11. No game is worth £40.

Tom Law 4:08 pm, 22-Jun-2011

Aye, I agree Monot. Another one I was thinking of was the return of simulation games. Not very fashionable but used to love things like Flight Sim X. More about the experience than killing a boss to trigger a cut scene etc/

Robert 4:32 pm, 22-Jun-2011

Have to disagree about GTA; Vice City was spectacular. I really with they'd stop with the COD franchise though, it's become a bit like Police Academy.

Seth 5:09 pm, 22-Jun-2011

The risk free approach of sequels which are essentially the same game but with a slightly different world, better graphics, more knobs on etc, seems to have taken over the gaming world at the expense of actually coming up with new ideas.

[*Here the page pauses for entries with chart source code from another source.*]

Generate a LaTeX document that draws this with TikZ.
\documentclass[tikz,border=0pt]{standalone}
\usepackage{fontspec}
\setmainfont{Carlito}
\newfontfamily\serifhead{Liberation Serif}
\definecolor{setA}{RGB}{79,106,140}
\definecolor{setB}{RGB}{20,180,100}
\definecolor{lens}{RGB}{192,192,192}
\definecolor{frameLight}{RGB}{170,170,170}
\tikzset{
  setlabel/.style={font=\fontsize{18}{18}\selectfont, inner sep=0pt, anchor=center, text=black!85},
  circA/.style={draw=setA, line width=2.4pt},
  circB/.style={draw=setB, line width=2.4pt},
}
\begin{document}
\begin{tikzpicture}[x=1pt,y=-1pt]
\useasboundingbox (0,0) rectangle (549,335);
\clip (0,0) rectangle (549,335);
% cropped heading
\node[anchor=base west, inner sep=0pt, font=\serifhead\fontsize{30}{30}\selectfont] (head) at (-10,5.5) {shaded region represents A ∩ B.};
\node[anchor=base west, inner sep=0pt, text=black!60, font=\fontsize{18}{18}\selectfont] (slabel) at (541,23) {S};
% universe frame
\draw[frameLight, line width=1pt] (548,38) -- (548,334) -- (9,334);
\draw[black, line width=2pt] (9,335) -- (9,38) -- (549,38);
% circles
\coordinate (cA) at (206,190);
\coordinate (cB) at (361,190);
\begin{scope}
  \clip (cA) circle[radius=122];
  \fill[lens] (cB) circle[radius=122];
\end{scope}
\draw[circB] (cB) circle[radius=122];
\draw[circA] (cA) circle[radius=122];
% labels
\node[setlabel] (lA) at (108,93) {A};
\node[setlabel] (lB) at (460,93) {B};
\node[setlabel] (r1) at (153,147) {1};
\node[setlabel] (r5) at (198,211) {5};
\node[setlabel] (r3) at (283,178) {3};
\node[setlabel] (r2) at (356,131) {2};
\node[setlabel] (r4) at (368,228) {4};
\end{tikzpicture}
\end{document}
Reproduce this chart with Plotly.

A little harsh on GTA which at the time was an innovative approach in attempting t move away from the total linearity of most shooters. That said at the same time as the console/PC inducstry seems to be getting very bloated, there is the rise of the mobile gaming industry which seems to be focussing on much simpler and cheaper alternatives.

greg 7:58 pm, 29-Mar-2014

Literally the most stupid article I've read on this website. Your arguments are vapid and do not hold up to any scrutiny. It's like the writer has not really played with or engaged. I'm all for experimentation etc but THAT'S ALL HAPPENING NOW!!!! Hundreds of companies and thousands of individuals or small teams are making smaller games. Just go on steam and see thousands of them. Why shouldn't there be big games which require big teams. No big teams no GTA5, no The Last of Us etc etc etc. Stupid argument has no validity outside of your blinkered mind.